══ Data supplied ══

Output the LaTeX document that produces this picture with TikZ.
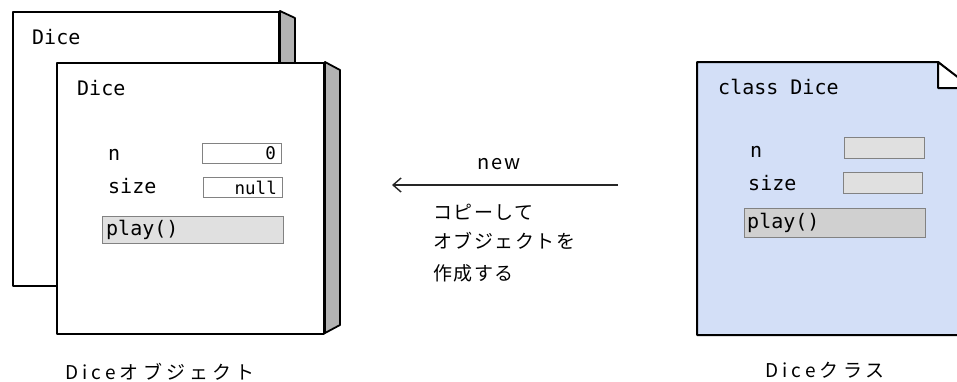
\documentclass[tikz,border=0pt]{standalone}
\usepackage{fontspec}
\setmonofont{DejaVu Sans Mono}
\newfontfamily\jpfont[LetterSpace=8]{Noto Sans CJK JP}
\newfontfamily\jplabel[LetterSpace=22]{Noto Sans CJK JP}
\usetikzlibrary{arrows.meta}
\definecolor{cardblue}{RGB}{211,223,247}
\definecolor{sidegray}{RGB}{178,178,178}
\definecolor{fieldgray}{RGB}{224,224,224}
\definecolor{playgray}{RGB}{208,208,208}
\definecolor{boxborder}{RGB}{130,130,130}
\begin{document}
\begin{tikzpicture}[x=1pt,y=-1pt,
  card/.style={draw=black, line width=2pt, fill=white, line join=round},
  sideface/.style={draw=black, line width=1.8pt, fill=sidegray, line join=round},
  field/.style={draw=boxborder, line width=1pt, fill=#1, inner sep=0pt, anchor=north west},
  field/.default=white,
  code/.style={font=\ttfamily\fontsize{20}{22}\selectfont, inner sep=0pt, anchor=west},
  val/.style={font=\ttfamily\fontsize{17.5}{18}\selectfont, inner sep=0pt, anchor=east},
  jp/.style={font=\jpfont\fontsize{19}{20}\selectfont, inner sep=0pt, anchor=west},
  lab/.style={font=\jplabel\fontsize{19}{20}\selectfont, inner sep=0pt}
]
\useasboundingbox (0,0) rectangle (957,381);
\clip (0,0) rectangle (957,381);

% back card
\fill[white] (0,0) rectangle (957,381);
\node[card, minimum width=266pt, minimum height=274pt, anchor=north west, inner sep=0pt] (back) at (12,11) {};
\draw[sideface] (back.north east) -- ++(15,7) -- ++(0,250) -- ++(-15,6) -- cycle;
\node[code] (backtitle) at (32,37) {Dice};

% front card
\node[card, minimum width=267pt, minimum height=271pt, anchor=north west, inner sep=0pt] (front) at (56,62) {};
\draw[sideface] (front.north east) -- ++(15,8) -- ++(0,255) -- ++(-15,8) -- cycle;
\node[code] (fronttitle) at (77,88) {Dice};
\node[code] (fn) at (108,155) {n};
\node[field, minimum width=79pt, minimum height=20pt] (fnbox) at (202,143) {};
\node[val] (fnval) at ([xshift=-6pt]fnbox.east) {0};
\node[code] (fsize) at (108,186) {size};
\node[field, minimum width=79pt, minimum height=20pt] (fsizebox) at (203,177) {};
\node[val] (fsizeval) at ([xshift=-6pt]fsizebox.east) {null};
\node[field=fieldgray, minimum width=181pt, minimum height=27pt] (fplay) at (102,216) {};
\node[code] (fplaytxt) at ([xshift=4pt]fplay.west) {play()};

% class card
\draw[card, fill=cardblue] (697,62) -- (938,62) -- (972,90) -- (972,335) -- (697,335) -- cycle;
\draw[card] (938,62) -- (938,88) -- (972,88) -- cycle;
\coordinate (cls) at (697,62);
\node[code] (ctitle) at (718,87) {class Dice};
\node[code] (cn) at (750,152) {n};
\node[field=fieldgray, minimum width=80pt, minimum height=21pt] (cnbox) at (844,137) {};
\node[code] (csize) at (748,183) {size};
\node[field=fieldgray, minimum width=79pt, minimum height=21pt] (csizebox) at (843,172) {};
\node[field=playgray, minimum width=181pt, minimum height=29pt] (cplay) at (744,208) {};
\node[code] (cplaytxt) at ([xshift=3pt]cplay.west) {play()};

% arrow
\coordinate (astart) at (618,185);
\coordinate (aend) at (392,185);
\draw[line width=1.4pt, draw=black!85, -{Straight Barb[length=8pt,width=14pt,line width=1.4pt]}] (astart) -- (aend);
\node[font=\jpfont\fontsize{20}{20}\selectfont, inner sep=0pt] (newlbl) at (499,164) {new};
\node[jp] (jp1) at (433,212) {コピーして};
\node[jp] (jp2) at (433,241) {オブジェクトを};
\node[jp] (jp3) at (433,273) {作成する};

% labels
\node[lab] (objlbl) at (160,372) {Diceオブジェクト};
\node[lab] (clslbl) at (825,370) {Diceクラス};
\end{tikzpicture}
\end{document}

═══
══ Data supplied ══

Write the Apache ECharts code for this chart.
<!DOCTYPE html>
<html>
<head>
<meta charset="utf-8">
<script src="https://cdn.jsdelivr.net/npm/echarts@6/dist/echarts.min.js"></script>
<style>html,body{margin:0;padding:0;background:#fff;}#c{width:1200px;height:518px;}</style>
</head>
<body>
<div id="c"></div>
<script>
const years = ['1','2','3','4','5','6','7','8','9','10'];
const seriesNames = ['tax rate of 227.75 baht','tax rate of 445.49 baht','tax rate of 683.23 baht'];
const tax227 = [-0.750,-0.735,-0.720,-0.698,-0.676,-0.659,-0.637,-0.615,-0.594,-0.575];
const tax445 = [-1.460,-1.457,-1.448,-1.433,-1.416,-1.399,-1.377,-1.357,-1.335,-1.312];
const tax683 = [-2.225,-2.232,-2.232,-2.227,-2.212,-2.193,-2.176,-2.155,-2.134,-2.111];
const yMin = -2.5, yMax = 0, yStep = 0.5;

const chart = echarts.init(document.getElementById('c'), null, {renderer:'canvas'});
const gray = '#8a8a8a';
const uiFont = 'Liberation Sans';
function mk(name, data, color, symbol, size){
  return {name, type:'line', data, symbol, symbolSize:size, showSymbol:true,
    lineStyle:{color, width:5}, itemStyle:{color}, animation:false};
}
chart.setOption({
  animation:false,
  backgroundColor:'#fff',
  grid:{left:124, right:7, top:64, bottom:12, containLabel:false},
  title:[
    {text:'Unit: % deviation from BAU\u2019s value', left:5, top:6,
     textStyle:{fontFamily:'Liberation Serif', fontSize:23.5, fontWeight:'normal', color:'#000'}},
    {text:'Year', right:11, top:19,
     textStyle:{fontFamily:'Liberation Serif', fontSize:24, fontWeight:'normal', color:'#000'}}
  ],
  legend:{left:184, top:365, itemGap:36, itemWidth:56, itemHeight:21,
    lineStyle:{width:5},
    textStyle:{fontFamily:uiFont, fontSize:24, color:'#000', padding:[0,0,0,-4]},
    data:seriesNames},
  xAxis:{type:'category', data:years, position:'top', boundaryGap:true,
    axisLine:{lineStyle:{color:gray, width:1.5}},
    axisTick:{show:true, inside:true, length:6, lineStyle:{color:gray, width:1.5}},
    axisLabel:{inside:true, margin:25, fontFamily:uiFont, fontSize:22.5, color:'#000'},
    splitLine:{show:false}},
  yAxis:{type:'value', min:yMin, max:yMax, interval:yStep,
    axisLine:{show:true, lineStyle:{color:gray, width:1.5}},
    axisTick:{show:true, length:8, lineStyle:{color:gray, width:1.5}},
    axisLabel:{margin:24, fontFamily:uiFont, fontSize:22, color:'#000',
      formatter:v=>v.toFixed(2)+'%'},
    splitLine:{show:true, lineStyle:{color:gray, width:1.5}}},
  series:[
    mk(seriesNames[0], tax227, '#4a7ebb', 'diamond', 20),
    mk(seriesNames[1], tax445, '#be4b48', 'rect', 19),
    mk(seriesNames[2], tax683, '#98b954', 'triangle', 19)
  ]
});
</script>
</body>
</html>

═══

Written instruction - Any pictures should be left out. Reproduce every line from the one holding "Output the LaTeX" down to the one holding "(backtitle) at (32,37)", both of those lines included.

Result for this exercise -
Output the LaTeX document that produces this picture with TikZ.
\documentclass[tikz,border=0pt]{standalone}
\usepackage{fontspec}
\setmonofont{DejaVu Sans Mono}
\newfontfamily\jpfont[LetterSpace=8]{Noto Sans CJK JP}
\newfontfamily\jplabel[LetterSpace=22]{Noto Sans CJK JP}
\usetikzlibrary{arrows.meta}
\definecolor{cardblue}{RGB}{211,223,247}
\definecolor{sidegray}{RGB}{178,178,178}
\definecolor{fieldgray}{RGB}{224,224,224}
\definecolor{playgray}{RGB}{208,208,208}
\definecolor{boxborder}{RGB}{130,130,130}
\begin{document}
\begin{tikzpicture}[x=1pt,y=-1pt,
  card/.style={draw=black, line width=2pt, fill=white, line join=round},
  sideface/.style={draw=black, line width=1.8pt, fill=sidegray, line join=round},
  field/.style={draw=boxborder, line width=1pt, fill=#1, inner sep=0pt, anchor=north west},
  field/.default=white,
  code/.style={font=\ttfamily\fontsize{20}{22}\selectfont, inner sep=0pt, anchor=west},
  val/.style={font=\ttfamily\fontsize{17.5}{18}\selectfont, inner sep=0pt, anchor=east},
  jp/.style={font=\jpfont\fontsize{19}{20}\selectfont, inner sep=0pt, anchor=west},
  lab/.style={font=\jplabel\fontsize{19}{20}\selectfont, inner sep=0pt}
]
\useasboundingbox (0,0) rectangle (957,381);
\clip (0,0) rectangle (957,381);

% back card
\fill[white] (0,0) rectangle (957,381);
\node[card, minimum width=266pt, minimum height=274pt, anchor=north west, inner sep=0pt] (back) at (12,11) {};
\draw[sideface] (back.north east) -- ++(15,7) -- ++(0,250) -- ++(-15,6) -- cycle;
\node[code] (backtitle) at (32,37) {Dice};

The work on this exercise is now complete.